AIM OF THE TASK:
Quote the lines that run from the line containing "Give me the" down to the line containing "const cats = ['1', '2', '3', '4', '5'];". Include both of those lines, reproduce each exactly, and omit everything else.

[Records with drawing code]
★ ★ ★
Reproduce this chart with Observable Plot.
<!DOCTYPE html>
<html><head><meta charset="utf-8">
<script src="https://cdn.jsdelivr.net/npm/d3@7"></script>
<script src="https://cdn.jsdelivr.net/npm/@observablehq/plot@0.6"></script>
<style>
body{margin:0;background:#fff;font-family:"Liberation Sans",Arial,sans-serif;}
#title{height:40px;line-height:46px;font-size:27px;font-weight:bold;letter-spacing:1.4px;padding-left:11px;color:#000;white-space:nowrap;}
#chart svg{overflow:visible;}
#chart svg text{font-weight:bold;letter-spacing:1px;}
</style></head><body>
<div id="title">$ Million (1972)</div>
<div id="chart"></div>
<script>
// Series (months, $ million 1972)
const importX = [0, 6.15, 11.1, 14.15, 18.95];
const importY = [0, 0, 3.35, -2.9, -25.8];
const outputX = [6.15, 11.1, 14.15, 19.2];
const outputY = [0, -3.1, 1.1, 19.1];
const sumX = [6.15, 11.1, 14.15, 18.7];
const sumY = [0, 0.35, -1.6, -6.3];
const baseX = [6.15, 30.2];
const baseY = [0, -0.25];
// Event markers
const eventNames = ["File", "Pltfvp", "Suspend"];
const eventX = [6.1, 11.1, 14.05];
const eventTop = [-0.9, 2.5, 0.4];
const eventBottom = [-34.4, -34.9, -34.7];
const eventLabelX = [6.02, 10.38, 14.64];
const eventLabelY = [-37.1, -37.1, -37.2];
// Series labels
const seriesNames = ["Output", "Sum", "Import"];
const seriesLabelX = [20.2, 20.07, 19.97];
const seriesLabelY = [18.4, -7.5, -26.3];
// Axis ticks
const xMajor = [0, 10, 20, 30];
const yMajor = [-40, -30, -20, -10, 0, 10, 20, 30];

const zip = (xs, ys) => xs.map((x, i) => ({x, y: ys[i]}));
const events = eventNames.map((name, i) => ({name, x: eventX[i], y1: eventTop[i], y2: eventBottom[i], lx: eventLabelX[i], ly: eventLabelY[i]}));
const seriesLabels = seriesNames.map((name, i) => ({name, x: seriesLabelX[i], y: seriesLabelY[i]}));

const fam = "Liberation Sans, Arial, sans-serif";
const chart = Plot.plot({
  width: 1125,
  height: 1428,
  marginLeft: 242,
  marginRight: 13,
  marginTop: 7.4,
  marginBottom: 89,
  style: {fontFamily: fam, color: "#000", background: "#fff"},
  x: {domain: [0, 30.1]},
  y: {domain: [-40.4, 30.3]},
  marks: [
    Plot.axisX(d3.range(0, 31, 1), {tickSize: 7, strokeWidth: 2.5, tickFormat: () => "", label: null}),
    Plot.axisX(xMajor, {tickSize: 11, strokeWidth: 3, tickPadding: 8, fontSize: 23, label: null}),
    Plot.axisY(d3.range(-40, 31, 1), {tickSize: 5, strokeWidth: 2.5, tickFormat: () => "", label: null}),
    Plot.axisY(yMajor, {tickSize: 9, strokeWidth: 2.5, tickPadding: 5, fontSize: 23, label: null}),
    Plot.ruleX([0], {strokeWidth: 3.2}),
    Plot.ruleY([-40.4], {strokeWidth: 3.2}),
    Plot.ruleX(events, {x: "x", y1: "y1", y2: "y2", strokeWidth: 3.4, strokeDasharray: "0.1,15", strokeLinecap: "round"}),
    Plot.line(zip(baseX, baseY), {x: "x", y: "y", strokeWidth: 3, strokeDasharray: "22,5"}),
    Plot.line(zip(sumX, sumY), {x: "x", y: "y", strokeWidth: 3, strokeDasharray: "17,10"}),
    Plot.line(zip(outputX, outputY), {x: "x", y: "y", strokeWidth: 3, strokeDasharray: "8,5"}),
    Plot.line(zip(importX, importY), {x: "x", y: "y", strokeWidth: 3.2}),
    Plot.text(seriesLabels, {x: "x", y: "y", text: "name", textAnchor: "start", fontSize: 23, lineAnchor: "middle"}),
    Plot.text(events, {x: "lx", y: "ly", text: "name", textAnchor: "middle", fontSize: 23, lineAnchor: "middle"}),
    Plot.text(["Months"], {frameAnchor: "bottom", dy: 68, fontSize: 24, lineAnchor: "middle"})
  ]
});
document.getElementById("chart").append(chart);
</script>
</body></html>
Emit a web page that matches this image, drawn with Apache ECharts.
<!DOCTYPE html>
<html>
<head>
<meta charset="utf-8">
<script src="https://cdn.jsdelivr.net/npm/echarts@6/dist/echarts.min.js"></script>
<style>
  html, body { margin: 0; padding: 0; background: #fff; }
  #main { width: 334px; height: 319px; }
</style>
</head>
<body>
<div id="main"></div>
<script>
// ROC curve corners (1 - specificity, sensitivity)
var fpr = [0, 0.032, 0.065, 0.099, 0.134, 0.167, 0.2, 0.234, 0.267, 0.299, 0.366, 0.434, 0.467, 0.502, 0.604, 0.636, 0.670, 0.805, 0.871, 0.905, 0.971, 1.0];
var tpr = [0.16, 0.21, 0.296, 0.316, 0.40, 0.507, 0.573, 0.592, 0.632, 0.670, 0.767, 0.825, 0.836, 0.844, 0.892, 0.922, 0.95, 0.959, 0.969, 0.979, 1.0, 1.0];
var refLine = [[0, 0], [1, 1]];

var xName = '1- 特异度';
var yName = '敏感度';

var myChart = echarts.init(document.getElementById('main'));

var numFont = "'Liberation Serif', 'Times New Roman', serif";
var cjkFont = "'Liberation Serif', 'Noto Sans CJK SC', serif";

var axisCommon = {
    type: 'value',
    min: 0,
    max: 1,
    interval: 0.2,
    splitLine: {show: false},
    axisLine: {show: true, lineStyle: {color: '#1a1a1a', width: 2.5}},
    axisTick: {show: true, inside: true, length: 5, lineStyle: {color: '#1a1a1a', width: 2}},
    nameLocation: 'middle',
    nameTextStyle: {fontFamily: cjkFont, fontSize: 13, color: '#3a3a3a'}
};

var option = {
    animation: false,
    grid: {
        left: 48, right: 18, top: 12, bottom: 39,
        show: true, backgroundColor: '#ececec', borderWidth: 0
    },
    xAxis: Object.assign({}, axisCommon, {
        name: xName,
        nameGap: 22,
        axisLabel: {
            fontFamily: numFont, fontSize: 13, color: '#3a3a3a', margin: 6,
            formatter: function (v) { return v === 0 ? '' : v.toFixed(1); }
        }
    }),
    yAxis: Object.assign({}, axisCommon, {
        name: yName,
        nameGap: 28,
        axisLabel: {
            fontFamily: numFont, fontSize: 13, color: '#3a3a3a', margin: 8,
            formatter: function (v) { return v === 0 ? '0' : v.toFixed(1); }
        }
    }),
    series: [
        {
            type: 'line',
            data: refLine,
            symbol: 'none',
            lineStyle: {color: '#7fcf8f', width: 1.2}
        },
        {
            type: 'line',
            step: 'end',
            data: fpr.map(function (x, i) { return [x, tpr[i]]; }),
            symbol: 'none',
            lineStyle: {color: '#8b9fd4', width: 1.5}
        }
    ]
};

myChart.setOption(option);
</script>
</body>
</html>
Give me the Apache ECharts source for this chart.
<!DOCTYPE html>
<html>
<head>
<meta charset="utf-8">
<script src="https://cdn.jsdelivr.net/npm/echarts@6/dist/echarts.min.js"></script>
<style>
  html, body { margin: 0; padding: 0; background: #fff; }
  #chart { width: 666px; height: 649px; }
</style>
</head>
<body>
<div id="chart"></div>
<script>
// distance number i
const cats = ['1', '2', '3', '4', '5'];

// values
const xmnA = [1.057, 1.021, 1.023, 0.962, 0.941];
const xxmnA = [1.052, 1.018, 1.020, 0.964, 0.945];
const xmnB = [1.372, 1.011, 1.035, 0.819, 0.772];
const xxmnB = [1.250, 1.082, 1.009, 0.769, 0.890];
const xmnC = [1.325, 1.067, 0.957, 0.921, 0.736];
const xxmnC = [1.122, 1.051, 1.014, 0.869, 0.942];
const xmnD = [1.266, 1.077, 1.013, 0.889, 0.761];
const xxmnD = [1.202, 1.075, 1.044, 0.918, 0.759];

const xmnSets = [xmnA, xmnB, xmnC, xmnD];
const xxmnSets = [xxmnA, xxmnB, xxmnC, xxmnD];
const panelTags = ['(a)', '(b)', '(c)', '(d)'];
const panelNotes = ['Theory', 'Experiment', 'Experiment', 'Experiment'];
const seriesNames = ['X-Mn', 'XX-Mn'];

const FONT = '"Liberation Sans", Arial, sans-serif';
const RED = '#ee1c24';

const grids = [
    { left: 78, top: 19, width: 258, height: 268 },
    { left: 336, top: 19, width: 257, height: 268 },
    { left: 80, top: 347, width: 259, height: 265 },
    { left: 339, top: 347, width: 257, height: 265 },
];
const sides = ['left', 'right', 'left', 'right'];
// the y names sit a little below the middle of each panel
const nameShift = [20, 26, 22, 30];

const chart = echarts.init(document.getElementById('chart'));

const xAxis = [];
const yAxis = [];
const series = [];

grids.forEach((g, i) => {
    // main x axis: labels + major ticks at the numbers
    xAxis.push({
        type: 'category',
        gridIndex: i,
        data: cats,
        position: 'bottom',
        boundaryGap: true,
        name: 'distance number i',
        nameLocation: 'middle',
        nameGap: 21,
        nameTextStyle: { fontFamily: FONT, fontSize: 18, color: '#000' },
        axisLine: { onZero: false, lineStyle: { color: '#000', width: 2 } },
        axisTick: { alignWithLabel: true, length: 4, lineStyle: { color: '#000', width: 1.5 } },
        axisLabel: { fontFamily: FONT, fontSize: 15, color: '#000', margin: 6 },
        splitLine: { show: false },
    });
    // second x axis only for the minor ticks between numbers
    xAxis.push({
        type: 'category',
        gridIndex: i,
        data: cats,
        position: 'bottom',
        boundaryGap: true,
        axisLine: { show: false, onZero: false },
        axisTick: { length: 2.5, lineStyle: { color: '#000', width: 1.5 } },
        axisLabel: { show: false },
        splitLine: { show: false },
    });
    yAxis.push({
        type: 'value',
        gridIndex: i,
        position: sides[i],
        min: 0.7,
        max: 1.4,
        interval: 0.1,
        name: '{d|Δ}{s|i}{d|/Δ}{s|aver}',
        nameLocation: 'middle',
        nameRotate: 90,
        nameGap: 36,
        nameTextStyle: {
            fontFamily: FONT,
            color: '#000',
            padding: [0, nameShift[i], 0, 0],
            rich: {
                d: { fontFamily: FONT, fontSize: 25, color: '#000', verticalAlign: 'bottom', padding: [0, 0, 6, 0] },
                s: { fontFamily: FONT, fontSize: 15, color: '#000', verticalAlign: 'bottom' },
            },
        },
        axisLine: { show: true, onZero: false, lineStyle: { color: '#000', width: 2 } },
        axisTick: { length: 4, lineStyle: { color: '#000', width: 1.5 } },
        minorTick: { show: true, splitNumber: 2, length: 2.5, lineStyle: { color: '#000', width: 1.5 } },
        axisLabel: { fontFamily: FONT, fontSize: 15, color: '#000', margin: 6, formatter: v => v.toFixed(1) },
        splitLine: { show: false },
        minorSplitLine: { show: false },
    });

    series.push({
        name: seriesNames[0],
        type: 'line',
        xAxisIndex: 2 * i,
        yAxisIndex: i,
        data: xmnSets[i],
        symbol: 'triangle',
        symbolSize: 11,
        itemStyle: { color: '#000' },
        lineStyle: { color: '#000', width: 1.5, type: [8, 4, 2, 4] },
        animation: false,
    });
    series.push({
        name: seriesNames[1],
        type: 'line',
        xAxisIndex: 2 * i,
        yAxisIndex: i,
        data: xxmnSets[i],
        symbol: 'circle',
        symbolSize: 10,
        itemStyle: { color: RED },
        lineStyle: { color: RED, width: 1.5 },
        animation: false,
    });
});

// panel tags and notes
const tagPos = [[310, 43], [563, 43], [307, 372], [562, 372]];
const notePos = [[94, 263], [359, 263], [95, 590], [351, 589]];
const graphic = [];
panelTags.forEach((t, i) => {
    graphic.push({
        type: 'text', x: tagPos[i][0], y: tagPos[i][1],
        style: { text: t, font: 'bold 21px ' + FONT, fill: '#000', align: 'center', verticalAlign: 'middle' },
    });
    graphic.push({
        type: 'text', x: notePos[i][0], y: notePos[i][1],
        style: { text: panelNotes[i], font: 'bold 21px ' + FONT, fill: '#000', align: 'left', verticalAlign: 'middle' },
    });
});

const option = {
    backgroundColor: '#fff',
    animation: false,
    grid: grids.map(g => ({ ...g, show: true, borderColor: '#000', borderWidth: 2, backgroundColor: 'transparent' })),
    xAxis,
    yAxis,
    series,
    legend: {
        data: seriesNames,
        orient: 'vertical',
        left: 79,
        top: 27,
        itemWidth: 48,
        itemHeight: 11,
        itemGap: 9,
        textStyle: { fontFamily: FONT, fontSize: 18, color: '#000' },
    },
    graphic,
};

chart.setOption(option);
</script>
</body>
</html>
★ ★ ★
EXERCISE RESPONSE:
Give me the Apache ECharts source for this chart.
<!DOCTYPE html>
<html>
<head>
<meta charset="utf-8">
<script src="https://cdn.jsdelivr.net/npm/echarts@6/dist/echarts.min.js"></script>
<style>
  html, body { margin: 0; padding: 0; background: #fff; }
  #chart { width: 666px; height: 649px; }
</style>
</head>
<body>
<div id="chart"></div>
<script>
// distance number i
const cats = ['1', '2', '3', '4', '5'];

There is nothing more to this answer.